With Him



Mark 3:14-15

      Being “with” someone in high school has a certain meaning. It usually meant that the two of you were a couple. It often meant that you spent time together, walking the halls, hanging out during and after school. In my day it meant holding hands and kissing. Unfortunately, today it can mean a lot more than these physical connections. The connection meant you were getting to know each other, your likes and dislikes, personalities, priorities, preferences. It was usually fun.
      Jesus has pulled aside many of those who were following Him. We know there are crowds of people. He has had to develop containment strategies in order to continue doing what is most important. And now He goes up on a mountainside and narrows the group of His closest followers. He whittles it down to twelve men.
      We know from some of the other books of the New Testament that there were others, not part of the Twelve, who also traveled with Jesus continually. There were women who were a vital part of Jesus’ ministry and of the ministry of the Early Church. Without their support the ministry would have been much more difficult. They played an absolutely vital role.
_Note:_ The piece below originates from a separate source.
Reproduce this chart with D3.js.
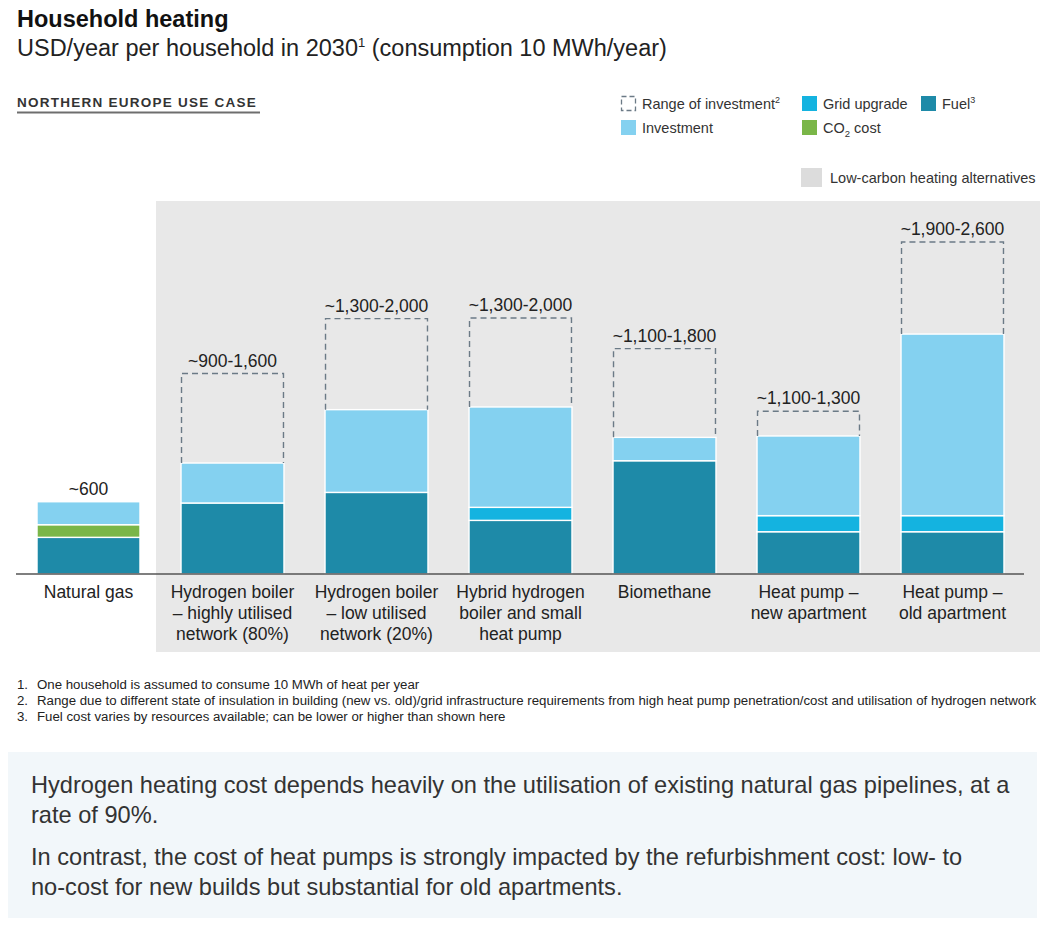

      Twelve are selected to be with Him and to be sent out to preach. They start an apprenticeship program from which they graduate on Pentecost. They begin to learn what it means to be with Him, and then when they are filled with the Holy Spirit they experience His presence in a new even fuller way.
      Jesus calls them to be His consistent companions. Other people come and go from His presence, but they remain. Crowds gather and disperse. Others are close and then drift away, sometimes because discipleship demands too much from them. In the process they learned what Jesus believed about life, God, people, relationships, eternity, and the interplay of all of these things and more. They became the video cameras of their day. They witnessed His miracles and became the ones who passed along the reality of those events to the next generations.
      They were also sent out as Jesus’ representatives. They were given what to say, but also power to say it. They healed people and cast out demons. They began to do what Jesus had been doing. Jesus didn’t want demons telling everyone who He was. He wanted the Twelve to do that.
      Jesus calls us, empowers us, gives us what to say, and sends us out with power to do what He calls us to do. The Twelve are the first batch of disciples. We follow in a long line of those Jesus calls to be with Him and to preach.